If you feel like you’re struggling with any classes the first step is to approach your professor. All professors are different, so, this could mean sending an e-mail, giving a phone call, or stopping by their office during open office hours. Regardless of how you contact your instructor, this should be the first step to getting back on track if you feel you need help. Don’t wait until midterm or the end of the semester to address problems or concerns about how you are doing in any class. By speaking to your instructor in a respectful way, and bringing whatever exam or assignment you are struggling with to them, you can get the best advice on what that instructor is looking for and how to improve on your next project or test. By reaching out to your instructor first you are separating yourself from other students and showing that you are committed to improving your skills. This can be a great first step for building a meaningful relationship with your instructor that will last long after your time at RVC has come to an end.

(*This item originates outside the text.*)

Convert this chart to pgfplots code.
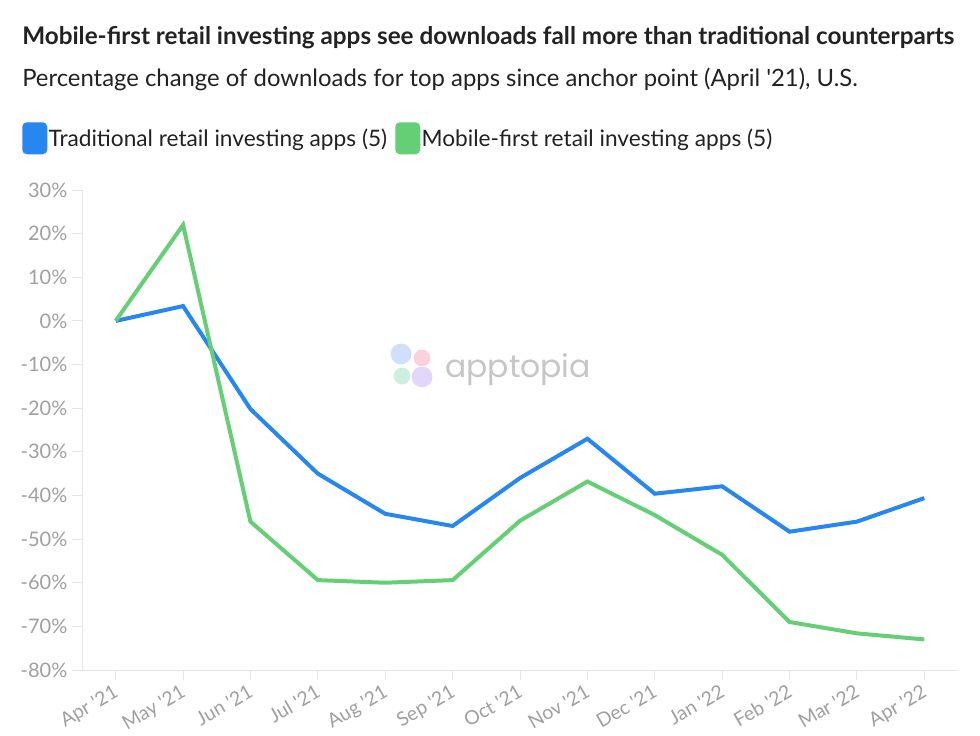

It may be that you aren’t understanding certain concepts of the class and you need some tutoring to help get you up to speed. The Tutoring Center on the ground floor of the Student Center offers RVC students free tutoring in most subjects and they also offer a free writing lab to help with any papers you may want to have checked before handing in. There are also open tutoring labs for math, biology, and chemistry in the JCSM.

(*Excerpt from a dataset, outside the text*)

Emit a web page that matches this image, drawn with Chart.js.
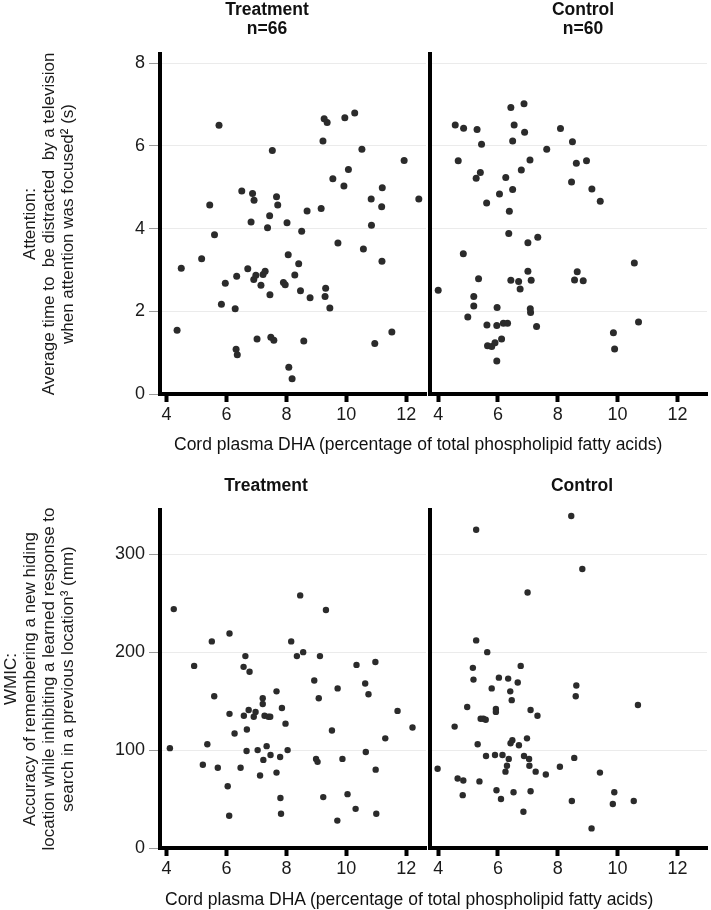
<!DOCTYPE html>
<html>
<head>
<meta charset="utf-8">
<script src="https://cdn.jsdelivr.net/npm/chart.js@4.4.1/dist/chart.umd.min.js"></script>
<style>
  html, body { margin: 0; padding: 0; background: #fff; }
  #page { position: relative; width: 711px; height: 910px; overflow: hidden; font-family: "Liberation Sans", Arial, sans-serif; color: #111; }
  #page canvas { position: absolute; }
  .head { position: absolute; width: 200px; text-align: center; font-weight: bold; font-size: 17.5px; line-height: 19px; }
  .xtitle { position: absolute; white-space: nowrap; font-size: 17.5px; line-height: 20px; }
</style>
</head>
<body>
<div id="page">
  <canvas id="attnTreat" width="430" height="450" style="left:0;top:0"></canvas>
  <canvas id="attnCtrl" width="291" height="450" style="left:420px;top:0"></canvas>
  <canvas id="wmicTreat" width="430" height="450" style="left:0;top:460px"></canvas>
  <canvas id="wmicCtrl" width="291" height="450" style="left:420px;top:460px"></canvas>

  <div class="head" style="left:167px;top:0">Treatment<br>n=66</div>
  <div class="head" style="left:483px;top:0">Control<br>n=60</div>
  <div class="head" style="left:166px;top:476px">Treatment</div>
  <div class="head" style="left:482px;top:476px">Control</div>
  <div class="xtitle" style="left:174px;top:434px">Cord plasma DHA (percentage of total phospholipid fatty acids)</div>
  <div class="xtitle" style="left:165px;top:889px">Cord plasma DHA (percentage of total phospholipid fatty acids)</div>
</div>
<script>
// tick labels
const dhaTicks = [4, 6, 8, 10, 12];
const attnTicks = [0, 2, 4, 6, 8];
const wmicTicks = [0, 100, 200, 300];

// Attention, treatment group
const dhaTreatAttn = [5.75, 4.49, 4.35, 5.17, 5.44, 5.60, 5.96, 5.83, 6.29, 6.34, 6.32, 6.36, 6.51, 6.71, 6.82, 6.87, 6.92, 6.91, 6.98, 7.02, 7.15, 7.22, 7.29, 7.37, 7.44, 7.45, 7.53, 7.48, 7.58, 7.67, 7.71, 7.90, 8.02, 7.96, 8.06, 8.08, 8.19, 8.28, 8.41, 8.47, 8.51, 8.58, 8.69, 8.79, 9.16, 9.22, 9.26, 9.36, 9.31, 9.29, 9.45, 9.55, 9.72, 9.92, 9.95, 10.07, 10.28, 10.52, 10.57, 10.83, 10.84, 10.95, 11.20, 11.18, 11.19, 11.52, 11.93, 12.42];
const attnTreat = [6.50, 3.04, 1.54, 3.27, 4.57, 3.85, 2.68, 2.17, 2.06, 2.85, 1.08, 0.95, 4.91, 3.03, 4.16, 4.85, 4.69, 2.77, 2.87, 1.33, 2.63, 2.89, 2.97, 4.02, 4.31, 2.40, 5.89, 1.37, 1.30, 4.77, 4.57, 2.70, 4.14, 2.64, 3.37, 0.65, 0.37, 2.88, 3.15, 2.50, 3.94, 1.28, 4.43, 2.33, 4.49, 6.12, 6.66, 6.57, 2.56, 2.36, 2.08, 5.21, 3.65, 5.03, 6.68, 5.43, 6.80, 5.92, 3.51, 4.72, 4.08, 1.22, 4.99, 4.53, 3.21, 1.50, 5.65, 4.72];

// Attention, control group
const dhaCtrlAttn = [4.00, 4.57, 4.67, 4.85, 4.84, 4.99, 5.19, 5.19, 5.30, 5.35, 5.41, 5.27, 5.45, 5.62, 5.63, 5.65, 5.79, 5.90, 5.96, 5.96, 5.97, 6.05, 6.12, 6.18, 6.32, 6.26, 6.36, 6.38, 6.43, 6.43, 6.49, 6.49, 6.54, 6.69, 6.74, 6.78, 6.87, 6.89, 7.00, 7.00, 7.07, 7.08, 7.09, 7.11, 7.29, 7.33, 7.63, 8.09, 8.46, 8.49, 8.56, 8.62, 8.65, 8.85, 8.96, 9.14, 9.42, 9.86, 9.90, 10.56, 10.70];
const attnCtrl = [2.51, 6.51, 5.64, 6.43, 3.39, 1.86, 2.36, 2.13, 6.40, 2.79, 5.36, 5.22, 6.04, 4.62, 1.67, 1.17, 1.15, 1.24, 0.80, 1.66, 2.09, 4.84, 1.33, 1.71, 1.71, 5.24, 3.88, 4.42, 6.93, 2.75, 4.95, 6.12, 6.51, 2.72, 2.54, 5.42, 7.02, 6.33, 3.66, 2.97, 5.66, 2.06, 1.97, 2.75, 1.63, 3.79, 5.92, 6.42, 5.13, 6.10, 2.76, 5.58, 2.96, 2.74, 5.64, 4.96, 4.66, 1.48, 1.09, 3.17, 1.74];

// WMIC, treatment group
const dhaTreatWmic = [4.24, 4.11, 4.92, 5.21, 5.36, 5.51, 5.59, 5.71, 6.10, 6.10, 6.04, 6.09, 6.27, 6.47, 6.57, 6.63, 6.77, 6.58, 6.68, 6.67, 6.74, 6.91, 6.97, 7.04, 7.12, 7.21, 7.21, 7.23, 7.27, 7.34, 7.40, 7.46, 7.47, 7.67, 7.67, 7.79, 7.85, 7.80, 7.82, 7.97, 8.04, 8.16, 8.35, 8.46, 8.56, 8.93, 8.99, 9.04, 9.08, 9.12, 9.23, 9.32, 9.52, 9.71, 9.70, 9.87, 10.04, 10.34, 10.31, 10.63, 10.65, 10.74, 10.97, 10.98, 11.00, 11.30, 11.71, 12.21];
const wmicTreat = [244, 102, 186, 85, 106, 211, 155, 82, 219, 137, 63, 33, 117, 82, 185, 196, 180, 135, 121, 99, 141, 134, 139, 100, 74, 153, 147, 90, 135, 104, 134, 134, 95, 160, 77, 93, 143, 51, 35, 127, 100, 211, 196, 258, 200, 171, 91, 88, 153, 196, 52, 243, 120, 163, 28, 91, 55, 187, 40, 168, 98, 157, 190, 80, 35, 112, 140, 123];

// WMIC, control group
const dhaCtrlWmic = [8.45, 5.27, 8.82, 6.99, 5.27, 5.64, 6.76, 5.16, 5.18, 6.03, 6.34, 6.66, 5.79, 6.41, 6.46, 8.62, 8.60, 10.68, 4.97, 5.93, 5.93, 7.09, 7.32, 5.42, 5.51, 5.59, 4.55, 5.32, 6.48, 6.42, 6.70, 6.97, 5.60, 5.90, 6.15, 6.36, 6.87, 7.04, 6.30, 7.05, 6.25, 7.26, 7.60, 8.07, 8.55, 3.98, 4.65, 4.84, 4.82, 5.38, 5.95, 6.10, 6.52, 7.09, 6.85, 8.47, 9.41, 9.89, 9.84, 10.54, 9.13];
const wmicCtrl = [339, 325, 285, 261, 212, 200, 186, 184, 172, 174, 173, 169, 163, 160, 151, 166, 155, 146, 144, 142, 139, 141, 135, 132, 132, 131, 124, 106, 110, 107, 105, 112, 94, 95, 95, 91, 94, 91, 84, 84, 78, 78, 75, 83, 92, 81, 71, 69, 54, 68, 59, 50, 57, 58, 37, 48, 77, 57, 45, 48, 20];

const attnTitle = ['Attention:', 'Average time to  be distracted  by a television', 'when attention was focused\u00b2 (s)'];
const wmicTitle = ['WMIC:', 'Accuracy of remembering a new hiding', 'location while inhibiting a learned response to', 'search in a previous location\u00b3 (mm)'];

const FONT = '"Liberation Sans", Arial, sans-serif';
Chart.defaults.font.family = FONT;
Chart.defaults.color = '#1a1a1a';

function setTicks(list) {
  return function (scale) {
    scale.ticks = list.map(v => ({ value: v }));
  };
}

function drawPanel(id, xs, ys, p) {
  const points = xs.map((x, i) => ({ x: x, y: ys[i] }));
  const yScale = {
    type: 'linear',
    min: 0,
    max: p.yMax,
    afterBuildTicks: setTicks(p.yTicks),
    afterFit: s => { s.width = p.yWidth; },
    border: { color: '#000', width: 4 },
    grid: { color: '#ebebeb', lineWidth: 1, drawTicks: p.left, tickLength: 11, tickColor: '#9a9a9a', tickWidth: 1 },
    ticks: { display: p.left, padding: 4, font: { size: 18 }, color: '#1a1a1a' }
  };
  if (p.left) {
    yScale.title = {
      display: true,
      text: p.title,
      color: '#1a1a1a',
      font: { size: 17, lineHeight: 1.12 },
      padding: { top: p.titlePad, bottom: 0 }
    };
  }

  new Chart(document.getElementById(id), {
    type: 'scatter',
    data: {
      datasets: [{
        data: points,
        backgroundColor: '#2b2b2b',
        borderWidth: 0,
        pointRadius: p.radius
      }]
    },
    options: {
      responsive: false,
      animation: false,
      events: [],
      layout: { padding: { top: p.padTop, left: 0, right: 0, bottom: 0 } },
      plugins: {
        legend: { display: false },
        tooltip: { enabled: false }
      },
      scales: {
        x: {
          type: 'linear',
          min: p.xMin,
          max: p.xMax,
          afterBuildTicks: setTicks(dhaTicks),
          afterFit: s => { s.height = p.xHeight; },
          border: { color: '#000', width: 4 },
          grid: { drawOnChartArea: false, drawTicks: true, tickLength: 8, tickWidth: 4, tickColor: '#000' },
          ticks: { padding: 2, maxRotation: 0, autoSkip: false, font: { size: 18 }, color: '#1a1a1a' }
        },
        y: yScale
      }
    }
  });
}

drawPanel('attnTreat', dhaTreatAttn, attnTreat, {
  left: true, yWidth: 160, padTop: 54, xHeight: 56, xMin: 3.78, xMax: 12.66,
  yMax: 8.225, yTicks: attnTicks, title: attnTitle, titlePad: 20.5, radius: 3.5
});
drawPanel('attnCtrl', dhaCtrlAttn, attnCtrl, {
  left: false, yWidth: 10, padTop: 54, xHeight: 56, xMin: 3.726, xMax: 12.99,
  yMax: 8.225, yTicks: attnTicks, radius: 3.5
});
drawPanel('wmicTreat', dhaTreatWmic, wmicTreat, {
  left: true, yWidth: 160, padTop: 50, xHeight: 62, xMin: 3.78, xMax: 12.66,
  yMax: 345.2, yTicks: wmicTicks, title: wmicTitle, titlePad: 1.5, radius: 3.2
});
drawPanel('wmicCtrl', dhaCtrlWmic, wmicCtrl, {
  left: false, yWidth: 10, padTop: 50, xHeight: 62, xMin: 3.726, xMax: 12.99,
  yMax: 345.2, yTicks: wmicTicks, radius: 3.2
});
</script>
</body>
</html>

There are also peer mentors at the Getting Started Center on the second floor of the Student Center who can help you find resources around campus or meet with you one on one. Sometimes even meeting with a classmate can help, by exchanging notes, ideas, and concepts with classmates sometimes things become easier to understand. By introducing yourself to members of your class, or even reaching out to classmates via EAGLE, you can begin to build a network. Meeting a few people from all of your classes will help you to be more engaged in the college lifestyle and studies show that the more involved and engaged you are with fellow students the more successful you will be in classes. These loose friendships that you build in the classroom today will lead to future professional opportunities in the future, and it’s never too early to begin building a network of peers.